Work instructions: Set down word for word each line from the start of the listing through the line that contains "ax.set_yticks([0, 1000, 2000, 3000, 4000])", both included.

Data lines:
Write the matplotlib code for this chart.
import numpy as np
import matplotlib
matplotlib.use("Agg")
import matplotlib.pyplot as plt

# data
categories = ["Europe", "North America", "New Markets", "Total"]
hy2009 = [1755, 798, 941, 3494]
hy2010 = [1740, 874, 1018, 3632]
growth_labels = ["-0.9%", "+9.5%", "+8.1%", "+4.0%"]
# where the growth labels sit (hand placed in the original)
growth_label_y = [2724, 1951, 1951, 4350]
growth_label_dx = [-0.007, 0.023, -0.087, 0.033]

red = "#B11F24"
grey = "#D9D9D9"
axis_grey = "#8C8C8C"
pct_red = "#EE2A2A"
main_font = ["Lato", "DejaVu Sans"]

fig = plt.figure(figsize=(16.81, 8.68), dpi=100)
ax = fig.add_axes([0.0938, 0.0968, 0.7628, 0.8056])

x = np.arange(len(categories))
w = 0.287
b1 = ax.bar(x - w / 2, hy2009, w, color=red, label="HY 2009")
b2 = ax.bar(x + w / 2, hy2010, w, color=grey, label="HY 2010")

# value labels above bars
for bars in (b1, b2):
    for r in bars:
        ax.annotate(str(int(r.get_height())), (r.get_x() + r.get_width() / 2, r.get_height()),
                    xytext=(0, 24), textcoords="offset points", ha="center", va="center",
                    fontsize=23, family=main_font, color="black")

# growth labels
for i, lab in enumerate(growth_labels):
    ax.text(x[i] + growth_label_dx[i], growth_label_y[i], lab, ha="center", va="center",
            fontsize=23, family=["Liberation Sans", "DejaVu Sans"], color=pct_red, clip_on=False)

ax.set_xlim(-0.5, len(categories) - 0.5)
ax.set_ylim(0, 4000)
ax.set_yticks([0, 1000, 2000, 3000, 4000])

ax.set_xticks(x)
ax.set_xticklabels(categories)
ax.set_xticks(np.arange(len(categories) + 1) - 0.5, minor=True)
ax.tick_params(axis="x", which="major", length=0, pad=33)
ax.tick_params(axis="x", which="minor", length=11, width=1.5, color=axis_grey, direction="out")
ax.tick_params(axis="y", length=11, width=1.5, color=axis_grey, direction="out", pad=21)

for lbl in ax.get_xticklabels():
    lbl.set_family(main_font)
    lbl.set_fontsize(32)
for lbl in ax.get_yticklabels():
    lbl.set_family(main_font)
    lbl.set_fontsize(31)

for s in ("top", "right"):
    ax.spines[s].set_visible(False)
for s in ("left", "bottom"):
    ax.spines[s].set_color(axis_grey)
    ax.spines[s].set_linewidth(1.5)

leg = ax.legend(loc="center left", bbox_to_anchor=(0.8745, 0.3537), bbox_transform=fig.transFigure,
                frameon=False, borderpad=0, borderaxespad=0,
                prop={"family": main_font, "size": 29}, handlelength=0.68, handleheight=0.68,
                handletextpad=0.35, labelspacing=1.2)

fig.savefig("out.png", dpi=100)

Result for this exercise:
Write the matplotlib code for this chart.
import numpy as np
import matplotlib
matplotlib.use("Agg")
import matplotlib.pyplot as plt

# data
categories = ["Europe", "North America", "New Markets", "Total"]
hy2009 = [1755, 798, 941, 3494]
hy2010 = [1740, 874, 1018, 3632]
growth_labels = ["-0.9%", "+9.5%", "+8.1%", "+4.0%"]
# where the growth labels sit (hand placed in the original)
growth_label_y = [2724, 1951, 1951, 4350]
growth_label_dx = [-0.007, 0.023, -0.087, 0.033]

red = "#B11F24"
grey = "#D9D9D9"
axis_grey = "#8C8C8C"
pct_red = "#EE2A2A"
main_font = ["Lato", "DejaVu Sans"]

fig = plt.figure(figsize=(16.81, 8.68), dpi=100)
ax = fig.add_axes([0.0938, 0.0968, 0.7628, 0.8056])

x = np.arange(len(categories))
w = 0.287
b1 = ax.bar(x - w / 2, hy2009, w, color=red, label="HY 2009")
b2 = ax.bar(x + w / 2, hy2010, w, color=grey, label="HY 2010")

# value labels above bars
for bars in (b1, b2):
    for r in bars:
        ax.annotate(str(int(r.get_height())), (r.get_x() + r.get_width() / 2, r.get_height()),
                    xytext=(0, 24), textcoords="offset points", ha="center", va="center",
                    fontsize=23, family=main_font, color="black")

# growth labels
for i, lab in enumerate(growth_labels):
    ax.text(x[i] + growth_label_dx[i], growth_label_y[i], lab, ha="center", va="center",
            fontsize=23, family=["Liberation Sans", "DejaVu Sans"], color=pct_red, clip_on=False)

ax.set_xlim(-0.5, len(categories) - 0.5)
ax.set_ylim(0, 4000)
ax.set_yticks([0, 1000, 2000, 3000, 4000])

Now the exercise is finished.